I give you three words from today’s Gospel which go together: love, obedience and joy. Of the three, we all probably like the first and the third. It is the second word which gives us problems. We all want love and we all want freedom. But we are not so keen on obedience. And yet when you think about it, obedience is the most natural thing for those who love each other.

For when you truly love someone, you always want to do what pleases them provided, of course, that what they want is truly good for them. By definition love unites those who love one another. In fact, love creates deep union and communion between those who are in love. That union is not just one of ideas or activities but is also, and most importantly, the union of minds and hearts and wills.

Obedience is just another way of speaking of that union of hearts and wills. It’s relatively common to hear to people who love and respect each other to say to one another “your wish is my command.” And why would someone say that? Surely it is obvious that it’s because they love one another.

Therefore when Jesus says that the person who loves him will keep his commandments, he is simply expressing a very human experience. In fact, to love is to obey. To love is to give everything that you are and that you have to the one you love.

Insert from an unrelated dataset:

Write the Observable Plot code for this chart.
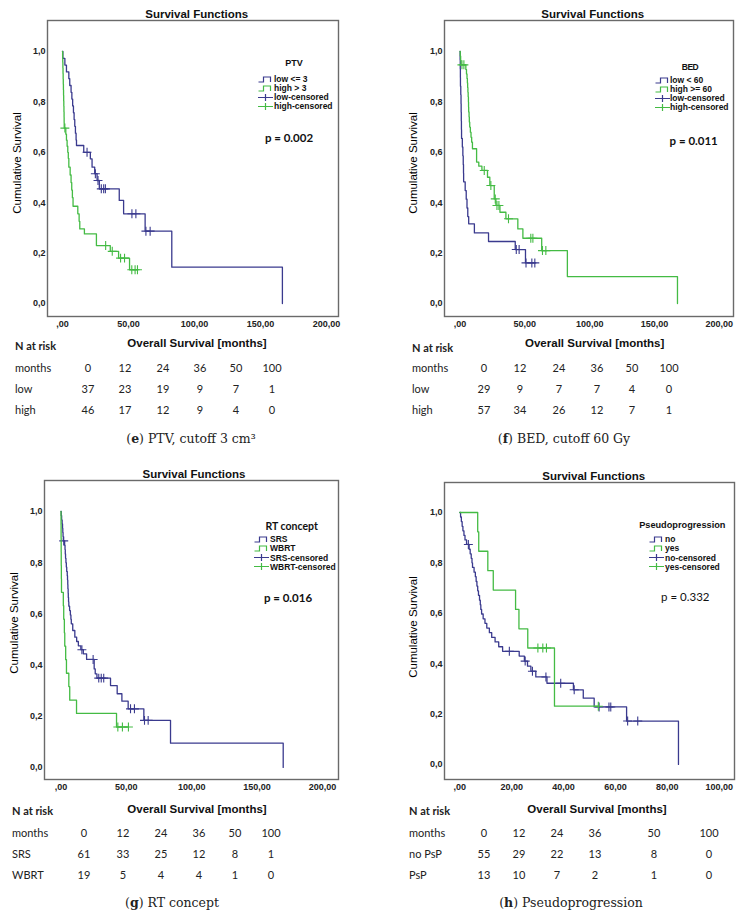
<!DOCTYPE html>
<html><head><meta charset="utf-8">
<script src="https://cdn.jsdelivr.net/npm/d3@7"></script>
<script src="https://cdn.jsdelivr.net/npm/@observablehq/plot@0.6"></script>
<style>
body{margin:0;background:#fff;}
#page{position:relative;width:744px;height:917px;overflow:hidden;font-family:"Liberation Sans",Arial,sans-serif;color:#111;}
.abs{position:absolute;white-space:nowrap;line-height:1;}
.c{transform:translate(-50%,-50%);}
.l{transform:translate(0,-50%);}
.title{font-weight:bold;font-size:11.5px;}
.xlab{font-weight:bold;font-size:11.5px;}
.ylab{font-size:11.5px;transform:translate(-50%,-50%) rotate(-90deg);color:#000;}
.tbl{font-family:Lato,"Open Sans",sans-serif;font-size:11px;color:#222;}
.tblh{font-family:Lato,"Open Sans",sans-serif;font-size:11px;font-weight:bold;color:#222;}
.cap{font-family:"DejaVu Serif",serif;font-size:12.5px;color:#222;}
.leg{font-weight:bold;font-size:8.5px;}
.pval{font-family:Lato,"Open Sans",sans-serif;font-size:11.5px;}
</style></head><body><div id="page"></div>
<script>
const NAVY = "#3a3a8e", GREEN = "#44bb44";
const riskMonths = [0, 12, 24, 36, 50, 100];
const yTickValues = [0, 0.2, 0.4, 0.6, 0.8, 1.0];
const xTicks200 = [0, 50, 100, 150, 200];
const xTicks100 = [0, 20, 40, 60, 80, 100];

// (e) PTV
const ptvLowEvents = [[0.3,0.973],[1.8,0.946],[3.0,0.919],[4.8,0.892],[5.5,0.865],[6.5,0.838],[7.1,0.811],[7.7,0.784],[8.3,0.757],[8.8,0.730],[9.3,0.703],[9.8,0.676],[10.3,0.649],[10.6,0.627],[16.1,0.600],[21.1,0.574],[22.4,0.541],[24.4,0.515],[26.2,0.488],[27.9,0.455],[43.0,0.409],[46.3,0.356],[62.6,0.287],[82.8,0.144],[166.6,0]];
const ptvLowCensored = [18.6,24.9,26.9,29.4,31.2,32.5,52.6,55.6,63.2,66.4];
const ptvHighEvents = [[0.1,0.978],[0.2,0.957],[0.3,0.935],[0.4,0.913],[0.5,0.891],[0.6,0.870],[0.7,0.848],[0.8,0.826],[0.9,0.804],[1.0,0.783],[1.1,0.761],[1.2,0.739],[1.25,0.717],[1.3,0.696],[2.5,0.672],[3.0,0.648],[3.5,0.624],[4.0,0.600],[4.4,0.576],[4.8,0.541],[5.8,0.510],[6.5,0.480],[7.0,0.450],[7.5,0.420],[8.0,0.386],[11.6,0.356],[12.6,0.326],[13.1,0.296],[16.6,0.276],[25.7,0.230],[36.2,0.207],[42.5,0.180],[50.8,0.134]];
const ptvHighCensored = [1.8,32.7,37.7,44.0,47.0,52.5,55.0,56.8];
const ptvLowRisk = [37, 23, 19, 9, 7, 1];
const ptvHighRisk = [46, 17, 12, 9, 4, 0];

// (f) BED
const bedLowEvents = [[0.1,0.966],[0.2,0.931],[0.3,0.897],[0.35,0.862],[0.6,0.828],[0.8,0.793],[0.9,0.759],[1.0,0.724],[1.1,0.690],[1.2,0.655],[1.8,0.621],[2.2,0.586],[2.5,0.552],[2.7,0.517],[2.8,0.483],[4.0,0.448],[4.8,0.414],[5.4,0.379],[6.0,0.345],[6.7,0.316],[11.1,0.280],[22.0,0.246],[42.6,0.214],[50.5,0.161]];
const bedLowCensored = [43.4,45.6,50.9,55.4,57.7];
const bedHighEvents = [[0.2,0.982],[0.5,0.965],[0.8,0.947],[4.5,0.929],[5.0,0.911],[5.4,0.893],[5.7,0.875],[5.9,0.857],[6.1,0.838],[6.3,0.820],[6.5,0.800],[6.6,0.780],[6.7,0.760],[7.0,0.740],[7.2,0.720],[7.5,0.700],[8.0,0.680],[8.5,0.660],[9.0,0.640],[9.6,0.614],[12.8,0.561],[14.5,0.545],[16.9,0.528],[21.2,0.501],[23.0,0.468],[26.4,0.415],[27.7,0.389],[30.8,0.362],[35.4,0.336],[44.6,0.296],[48.5,0.259],[63.0,0.210],[82.8,0.107],[167.7,0]];
const bedHighCensored = [1.5,3.0,18.7,23.8,27.2,28.5,30.0,37.4,54.6,56.2,63.6,66.2];
const bedLowRisk = [29, 9, 7, 7, 4, 0];
const bedHighRisk = [57, 34, 26, 12, 7, 1];

// (g) RT concept
const srsEvents = [[0.2,0.984],[0.5,0.967],[0.9,0.951],[1.2,0.934],[1.4,0.918],[1.6,0.902],[1.8,0.885],[2.8,0.868],[3.1,0.851],[3.3,0.834],[3.5,0.817],[3.8,0.800],[4.1,0.783],[4.4,0.766],[4.8,0.749],[5.0,0.732],[5.2,0.715],[5.3,0.698],[5.5,0.681],[5.6,0.664],[5.8,0.647],[6.0,0.630],[6.6,0.613],[7.2,0.596],[7.6,0.579],[7.9,0.561],[9.0,0.535],[10.6,0.509],[12.0,0.492],[13.3,0.475],[15.2,0.460],[17.1,0.444],[19.6,0.422],[25.4,0.385],[26.2,0.366],[27.5,0.349],[37.9,0.320],[43.0,0.288],[46.6,0.259],[51.4,0.229],[63.4,0.184],[83.8,0.095],[170.0,0]];
const srsCensored = [2.1,16.0,24.6,28.9,30.8,32.7,53.2,56.2,63.9,66.7];
const wbrtEvents = [[0.05,0.947],[0.1,0.895],[0.15,0.842],[0.2,0.789],[0.3,0.737],[0.4,0.684],[1.8,0.632],[2.1,0.579],[2.6,0.526],[2.9,0.474],[3.6,0.421],[4.2,0.368],[6.0,0.316],[6.7,0.263],[11.9,0.211],[42.5,0.158]];
const wbrtCensored = [43.5,47.0,51.6];
const srsRisk = [61, 33, 25, 12, 8, 1];
const wbrtRisk = [19, 5, 4, 4, 1, 0];

// (h) Pseudoprogression
const noPspEvents = [[0.3,0.982],[0.6,0.964],[0.9,0.945],[1.2,0.927],[1.6,0.909],[2.0,0.891],[2.6,0.873],[3.6,0.854],[4.0,0.836],[4.4,0.818],[4.7,0.800],[4.9,0.782],[5.5,0.763],[6.0,0.745],[6.3,0.726],[6.6,0.708],[6.9,0.689],[7.2,0.671],[7.6,0.652],[7.9,0.634],[8.1,0.615],[8.4,0.597],[9.0,0.578],[9.7,0.560],[10.4,0.541],[11.4,0.523],[12.3,0.504],[13.6,0.486],[15.0,0.467],[16.5,0.449],[22.9,0.430],[24.9,0.410],[26.1,0.390],[27.4,0.370],[29.3,0.347],[33.6,0.322],[43.8,0.296],[47.6,0.263],[51.8,0.228],[64.3,0.172],[84.3,0]];
const noPspCensored = [3.3,19.1,25.2,28.0,33.2,38.9,44.1,53.7,57.5,58.2,64.7,68.6];
const pspEvents = [[6.9,0.923],[7.3,0.846],[10.8,0.769],[12.9,0.692],[21.5,0.615],[22.8,0.538],[26.2,0.462],[36.5,0.231]];
const pspCensored = [30.1,32.0,33.4,53.4];
const noPspRisk = [55, 29, 22, 13, 8, 0];
const pspRisk = [13, 10, 7, 2, 1, 0];

const panels = [
  {
    box:{left:0, top:0, width:372, height:330}, margin:{top:20,right:34,bottom:14,left:47},
    xDomain:[-11.36, 209.1], yDomain:[-0.0516, 1.123], xTicks:xTicks200,
    series:[{events:ptvLowEvents, censored:ptvLowCensored, color:NAVY},{events:ptvHighEvents, censored:ptvHighCensored, color:GREEN}],
    title:[196.7,15], ylab:[18,163], xlab:[197,344],
    legend:{title:"PTV", titleStyle:"font-weight:bold;font-size:9px;", tpos:[294,63], gx:258, tx:274, ys:[79,88,97,106],
      labels:["low <= 3","high > 3","low-censored","high-censored"]},
    p:{text:"p = 0.002", pos:[289,138], bold:true},
    table:{labelX:15, cols:[88,125,163,200,236,272], ys:[345,367,388,409], names:["low","high"], rows:[ptvLowRisk, ptvHighRisk]},
    caption:{pos:[191,439], html:"(<b>e</b>) PTV, cutoff 3 cm³"}
  },
  {
    box:{left:372, top:0, width:372, height:330}, margin:{top:20,right:11,bottom:14,left:72},
    xDomain:[-11.95, 210.9], yDomain:[-0.0516, 1.123], xTicks:xTicks200,
    series:[{events:bedLowEvents, censored:bedLowCensored, color:NAVY},{events:bedHighEvents, censored:bedHighCensored, color:GREEN}],
    title:[592.7,15], ylab:[413.7,163], xlab:[594.7,344],
    legend:{title:"BED", titleStyle:"font-weight:bold;font-size:8.5px;letter-spacing:-0.5px;", tpos:[690,67], gx:655, tx:670, ys:[80,89,98,107],
      labels:["low < 60","high >= 60","low-censored","high-censored"]},
    p:{text:"p = 0.011", pos:[693.7,141], bold:true},
    table:{labelX:412, cols:[484,520,559,597,632,669], ys:[347,367,388,409], names:["low","high"], rows:[bedLowRisk, bedHighRisk]},
    caption:{pos:[564,439], html:"(<b>f</b>) BED, cutoff 60 Gy"}
  },
  {
    box:{left:0, top:460, width:372, height:330}, margin:{top:20,right:34,bottom:11,left:44},
    xDomain:[-12.6, 212.3], yDomain:[-0.047, 1.121], xTicks:xTicks200,
    series:[{events:srsEvents, censored:srsCensored, color:NAVY},{events:wbrtEvents, censored:wbrtCensored, color:GREEN}],
    title:[194,475], ylab:[14.7,623], xlab:[197,810],
    legend:{title:"RT concept", titleStyle:"font-weight:bold;font-size:10.5px;font-family:Lato,sans-serif;", tpos:[291.7,526], gx:254, tx:270, ys:[539.3,548.3,557.7,566.7],
      labels:["SRS","WBRT","SRS-censored","WBRT-censored"]},
    p:{text:"p = 0.016", pos:[288,598], bold:true},
    table:{labelX:12, cols:[84,123,161,199,235,271], ys:[810,832,853,874], names:["SRS","WBRT"], rows:[srsRisk, wbrtRisk]},
    caption:{pos:[172,903], html:"(<b>g</b>) RT concept"}
  },
  {
    box:{left:372, top:460, width:372, height:330}, margin:{top:22,right:10,bottom:11,left:72},
    xDomain:[-5.9, 105.9], yDomain:[-0.06, 1.119], xTicks:xTicks100,
    series:[{events:noPspEvents, censored:noPspCensored, color:NAVY},{events:pspEvents, censored:pspCensored, color:GREEN}],
    title:[593.7,476.7], ylab:[413.7,627], xlab:[597,810],
    legend:{title:"Pseudoprogression", titleStyle:"font-weight:bold;font-size:9.2px;", tpos:[682.3,525.7], gx:649, tx:665, ys:[539.3,548.3,557.7,566.7],
      labels:["no","yes","no-censored","yes-censored"]},
    p:{text:"p = 0.332", pos:[685.3,596.7], bold:false},
    table:{labelX:409, cols:[484,519,557,595,654,709], ys:[810,832,853,874], names:["no PsP","PsP"], rows:[noPspRisk, pspRisk]},
    caption:{pos:[571,903], html:"(<b>h</b>) Pseudoprogression"}
  }
];

function survAt(events, t){ let s = 1; for (const [et, es] of events){ if (et <= t) s = es; else break; } return s; }
function stepPoints(events, censored){
  const last = events[events.length-1];
  const tMax = Math.max(last[0], ...censored);
  const pts = [[0,1], ...events];
  if (tMax > last[0]) pts.push([tMax, last[1]]);
  return pts;
}
const fmtX = v => v === 0 ? ",00" : `${v},00`;
const fmtY = v => v.toFixed(1).replace(".", ",");

const page = document.getElementById("page");
function addText(x, y, html, cls, style, anchor){
  const d = document.createElement("div");
  d.className = "abs " + cls + (anchor ? " " + anchor : "");
  d.style.left = x + "px"; d.style.top = y + "px";
  if (style) d.style.cssText += style;
  d.innerHTML = html;
  page.appendChild(d);
  return d;
}
function glyph(color, censored){
  const d = censored ? "M0,4.5H15M7.5,1V8" : "M0.5,7H5.5V2H12.5V7";
  return `<svg width="16" height="9" style="display:block"><path d="${d}" fill="none" stroke="${color}" stroke-width="1.2"/></svg>`;
}

for (const p of panels){
  const marks = [Plot.frame({stroke:"#6a6a6a", strokeWidth:1.4})];
  for (const s of p.series){
    marks.push(Plot.line(stepPoints(s.events, s.censored), {x:d=>d[0], y:d=>d[1], curve:"step-after", stroke:s.color, strokeWidth:1.3}));
    marks.push(Plot.dot(s.censored, {x:t=>t, y:t=>survAt(s.events, t), symbol:"plus", r:3, stroke:s.color, strokeWidth:1.1}));
  }
  marks.push(Plot.axisX({ticks:p.xTicks, tickFormat:fmtX, tickSize:0, tickPadding:4, label:null, fontWeight:"bold"}));
  marks.push(Plot.axisY({ticks:yTickValues, tickFormat:fmtY, tickSize:0, tickPadding:2, label:null, fontWeight:"bold"}));
  const svg = Plot.plot({
    width:p.box.width, height:p.box.height,
    marginTop:p.margin.top, marginRight:p.margin.right, marginBottom:p.margin.bottom, marginLeft:p.margin.left,
    x:{type:"linear", domain:p.xDomain, label:null},
    y:{type:"linear", domain:p.yDomain, label:null},
    style:{fontFamily:"'Liberation Sans', Arial, sans-serif", fontSize:"9px", fontWeight:"bold", color:"#222", background:"transparent", overflow:"visible"},
    marks
  });
  const holder = document.createElement("div");
  holder.className = "abs";
  holder.style.left = p.box.left + "px"; holder.style.top = p.box.top + "px";
  holder.appendChild(svg);
  page.appendChild(holder);

  addText(p.title[0], p.title[1], "Survival Functions", "title", "", "c");
  addText(p.ylab[0], p.ylab[1], "Cumulative Survival", "ylab", "", "");
  addText(p.xlab[0], p.xlab[1], "Overall Survival [months]", "xlab", "", "c");

  const lg = p.legend;
  addText(lg.tpos[0], lg.tpos[1], lg.title, "", lg.titleStyle, "c");
  const colors = [p.series[0].color, p.series[1].color, p.series[0].color, p.series[1].color];
  lg.labels.forEach((lab, i) => {
    addText(lg.gx, lg.ys[i] - 4.5, glyph(colors[i], i >= 2), "", "", "");
    addText(lg.tx, lg.ys[i], lab, "leg", "", "l");
  });

  addText(p.p.pos[0], p.p.pos[1], p.p.text, "pval", p.p.bold ? "font-weight:bold;" : "", "c");

  const t = p.table;
  addText(t.labelX, t.ys[0], "N at risk", "tblh", "", "l");
  addText(t.labelX, t.ys[1], "months", "tbl", "", "l");
  riskMonths.forEach((m, j) => addText(t.cols[j], t.ys[1], String(m), "tbl", "", "c"));
  t.rows.forEach((row, r) => {
    addText(t.labelX, t.ys[2+r], t.names[r], "tbl", "", "l");
    row.forEach((v, j) => addText(t.cols[j], t.ys[2+r], String(v), "tbl", "", "c"));
  });
  addText(p.caption.pos[0], p.caption.pos[1], p.caption.html, "cap", "", "c");
}
</script></body></html>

This kind of obedience which is proper to love is very different, of course, from other kinds of obedience. When we obey the laws of the land (depending, of course, on what they are), we can only be said to be loving our country in doing so in a very loose sense. And yet, it could be argued that by obeying the laws of the land which are just you are indeed being charitable to your fellow citizens. Obedience to these laws is a form of love of neighbour. It is the dutiful understanding that we have the responsibility to preserve proper order in our social lives.

Even so, you cannot say that the obedience to traffic ordinances reaches the depth of obedience between two people who love each other.

What is astonishing in the words of Jesus that we heard today is that between the divine persons themselves there exists this same obedience. For Jesus says that he remains in his Father’s love because he keeps his Father’s commandments. This makes it very clear that obedience is not something alien to love but is in fact at its core. It translates love into action; it proves that love is true. The one who loves simply cannot not do what his beloved asks. You might even say that the person who loves actually lives to hear and execute what his beloved wants him to do. To obey the will of the beloved is all that the lover wants because in obeying the beloved the lover becomes the beloved, becomes more and more deeply united to the beloved.

Certainly, if we don’t experience that love between ourselves and the one who commands us then we will experience their commands as an imposition, as something alien to love. But we can look at this differently: if you accept the truth that God loves you, even although you may not have experienced that love yet in any deep and personal sense, obeying Him through trust will eventually lead to the experience of his love. Perhaps it could be put like this: knowing God’s love will lead more easily to obeying God’s commandments, whilst obeying God’s commandments in trust will lead gradually to the experience of God’s love.

Then there is that third word that I mentioned at the beginning, namely joy. Joy is the first fruit of knowing that you are loved and that you love. Joy provides the energy, the readiness of heart and the willingness that are all required to obey the commandments of God. Joy removes the burden which obedience may seem to confer. Joy is the fruit and flower of love and it is what makes the work obedience light and easy. Jesus promises us not any joy, not any love, not any obedience, but his own joy, the completeness of that joy, the completeness and fullness of his own love, and a share in his own filial obedience to the father.

So where are we to start? The first thing is to make and hold to a clear statement of the truth: God loves us so much that he gave his only Son for our sake. That is a truth that cannot be denied. That is the firm foundation that can never be shaken. While I may not yet experience that love in terms of sentiment, emotion or feeling, that truth it is still true, it is the truest truth that can ever be stated. If that is so, then the second thing follows immediately. Namely, that I can trust that all God commands me will only be for my own good because I know and I believe that his love for me is the greatest truth of my existence. The third thing therefore is to commit myself to the work of keeping the commandments of Jesus. While that will cost me in terms of letting go of my own selfish preferences, I can be sure that that cost will eventually pay me back infinitely more than I have given.

Finally, I can trust that my life of obedience to Christ will gradually and increasingly give me the profound experience of his own love for me and of his own joy in me.
The endgame of all this is very clear: to share in the eternal life, the eternal love and the eternal joy which Christ won for us by his death on the cross and by his resurrection from the tomb.

Obey Him to know His love. Obey Him because you have known His love. And the joy of that love will never leave you because He will never leave you.